Later he joined other minstrel troupes such as Simmons and Slocomb and Tony Pastors Minstrels before entering vaudeville to play Ko-Ko in W. S. Gilbert and Arthur Sullivan's The Mikado and as a performer in Princess Ida.

In 1888 Hart joined forces with Frederick Hallen as Hallen and Hart, and toured for six years in Later On, a musical comedy he wrote with H. Grattan Donnelly. This success was followed by a two-year run of The Idea, written with Herbert Hall Winslow.

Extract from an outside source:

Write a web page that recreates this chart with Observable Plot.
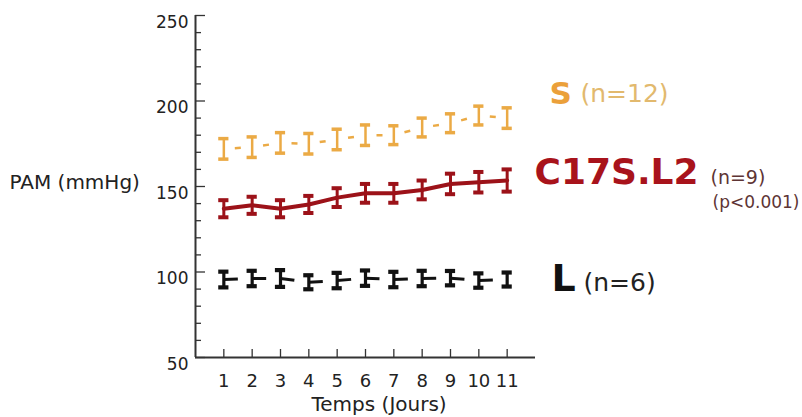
<!DOCTYPE html>
<html>
<head>
<meta charset="utf-8">
<script src="https://cdn.jsdelivr.net/npm/d3@7"></script>
<script src="https://cdn.jsdelivr.net/npm/@observablehq/plot@0.6"></script>
<style>
  html, body { margin: 0; padding: 0; background: #fff; }
  #chart { width: 802px; height: 417px; }
</style>
</head>
<body>
<div id="chart"></div>
<script>
// ---- data ----
const days = [1, 2, 3, 4, 5, 6, 7, 8, 9, 10, 11];
const yMajorTicks = [50, 100, 150, 200, 250];
const yMinorTicks = [60, 70, 80, 90, 110, 120, 130, 140, 160, 170, 180, 190, 210, 220, 230, 240];

const sMean = [172, 173, 175.5, 175, 177.5, 180, 180, 184.5, 187, 191.5, 190];
const sErr  = [6, 6, 6, 6, 6, 6, 5.5, 5.5, 5.5, 5.5, 6];

const cMean = [137, 139, 137, 139.5, 143.5, 146, 146, 148, 151.5, 152.5, 153.5];
const cErr  = [5, 5, 5, 5, 5.5, 5.5, 5.5, 5.5, 6, 6, 6.5];

const lMean = [95.6, 96.2, 96.2, 94, 95, 96.4, 95.6, 96.2, 96.4, 95, 95.6];
const lErr  = [4.6, 4.5, 4.9, 4.1, 4.5, 4.5, 4.5, 4.5, 4.2, 4.2, 4.1];

const seriesNames = ["S", "C17S.L2", "L"];
const seriesN = ["(n=12)", "(n=9)", "(n=6)"];
const pValue = "(p<0.001)";
const yTitle = "PAM (mmHg)";
const xTitle = "Temps (Jours)";

// ---- build tables ----
const toRows = (mean, err) => days.map((d, i) => ({day: d, v: mean[i], e: err[i]}));
const toLinks = (rows) => rows.slice(0, -1).map((r, i) => ({x1: r.day, y1: r.v, x2: rows[i + 1].day, y2: rows[i + 1].v}));
const S = toRows(sMean, sErr), C = toRows(cMean, cErr), L = toRows(lMean, lErr);

const FONT = "DejaVu Sans";
const colS = "#EBAA45", colC = "#9C1219", colL = "#111111";
const capHalf = 0.18;

function errorBars(rows, color, w) {
  return [
    Plot.ruleX(rows, {x: "day", y1: d => d.v - d.e, y2: d => d.v + d.e, stroke: color, strokeWidth: w}),
    Plot.ruleY(rows, {y: d => d.v + d.e, x1: d => d.day - capHalf, x2: d => d.day + capHalf, stroke: color, strokeWidth: w + 1}),
    Plot.ruleY(rows, {y: d => d.v - d.e, x1: d => d.day - capHalf, x2: d => d.day + capHalf, stroke: color, strokeWidth: w + 1})
  ];
}

const ML = 195, MT = 15;
const note = (txt, x, y, opts) => Plot.text([txt], {
  text: d => d, frameAnchor: "top-left", dx: x - ML, dy: y - MT,
  textAnchor: "start", lineAnchor: "bottom", fontFamily: FONT, ...opts
});

const chart = Plot.plot({
  width: 802,
  height: 417,
  marginLeft: ML,
  marginRight: 267,
  marginTop: MT,
  marginBottom: 60,
  style: {fontFamily: FONT, background: "#fff", color: "#222", overflow: "visible"},
  x: {domain: [0, 12]},
  y: {domain: [50, 250]},
  marks: [
    // axes
    Plot.axisY({ticks: yMinorTicks, tickSize: -6, tickFormat: () => "", label: null, stroke: "#333", strokeWidth: 1.3}),
    Plot.axisY({ticks: yMajorTicks, tickSize: -10, tickFormat: () => "", label: null, stroke: "#333", strokeWidth: 1.3}),
    Plot.axisY({ticks: yMajorTicks, tickSize: 0, tickPadding: 7, dy: 7, fontSize: 17, label: null, fill: "#222"}),
    Plot.axisX({ticks: days, tickSize: -8, tickFormat: () => "", label: null, stroke: "#333", strokeWidth: 1.3}),
    Plot.axisX({ticks: days, tickSize: 0, tickPadding: 17, fontSize: 18, label: null, fill: "#222"}),
    Plot.ruleX([0], {stroke: "#333", strokeWidth: 2}),
    Plot.ruleY([50], {stroke: "#333", strokeWidth: 2}),

    // S series (dashed, short dash in middle of each interval)
    Plot.link(toLinks(S), {x1: "x1", y1: "y1", x2: "x2", y2: "y2", stroke: colS, strokeWidth: 2.5, strokeDasharray: "0,11,6,100"}),
    ...errorBars(S, colS, 2.5),

    // C17S.L2 series (solid)
    Plot.line(C, {x: "day", y: "v", stroke: colC, strokeWidth: 4}),
    ...errorBars(C, colC, 3),

    // L series (dash after each point)
    Plot.link(toLinks(L), {x1: "x1", y1: "y1", x2: "x2", y2: "y2", stroke: colL, strokeWidth: 3, strokeDasharray: "14,100"}),
    ...errorBars(L, colL, 3.2),

    // annotations
    note(seriesNames[0], 549, 103, {fontSize: 31, fontWeight: "bold", fill: "#EBA03A"}),
    note(seriesN[0], 580, 101, {fontSize: 25, fill: "#E2B96E"}),
    note(seriesNames[1], 534, 183, {fontSize: 36, fontWeight: "bold", fill: "#A8131B"}),
    note(seriesN[1], 710, 183, {fontSize: 19, fill: "#5e3434"}),
    note(pValue, 712, 207, {fontSize: 17, fill: "#5e3434"}),
    note(seriesNames[2], 551, 290, {fontSize: 38, fontWeight: "bold", fill: "#111"}),
    note(seriesN[2], 583, 290, {fontSize: 25, fill: "#222"}),
    note(yTitle, 9, 188, {fontSize: 20, fill: "#222"}),
    note(xTitle, 311, 410, {fontSize: 20, fill: "#222"})
  ]
});

document.getElementById("chart").appendChild(chart);
</script>
</body>
</html>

Hart next struck out on his own touring with his play The Gay Old Boy (1894–95), A Tarrytown Widow (1897–98), by Charles T. Dazey, Foxy Grandpa (an adaptation from the Carl E. Schultze comic strip, 1901–05) and Girls Will Be Girls (1903–04), the latter two written in collaboration with Melville Baker. Hart and his wife, Carrie DeMar, later reprised their Foxy Grandpa roles in two short films, The Boys Think They Have One on Foxy Grandpa and Foxy Grandpa and Polly in a Little Hilarity.

Hart's later years were primarily spent as a writer and producer of vaudeville shows.

==Personal life ==
On August 1, 1894, Hart married his co-star Carrie De Mar, an actress, dancer and singer whom he had worked with for a number of years.

Hart died suddenly on October 3, 1921, from a stroke he suffered at his New York residence on West 54th Street, with his wife was at his side.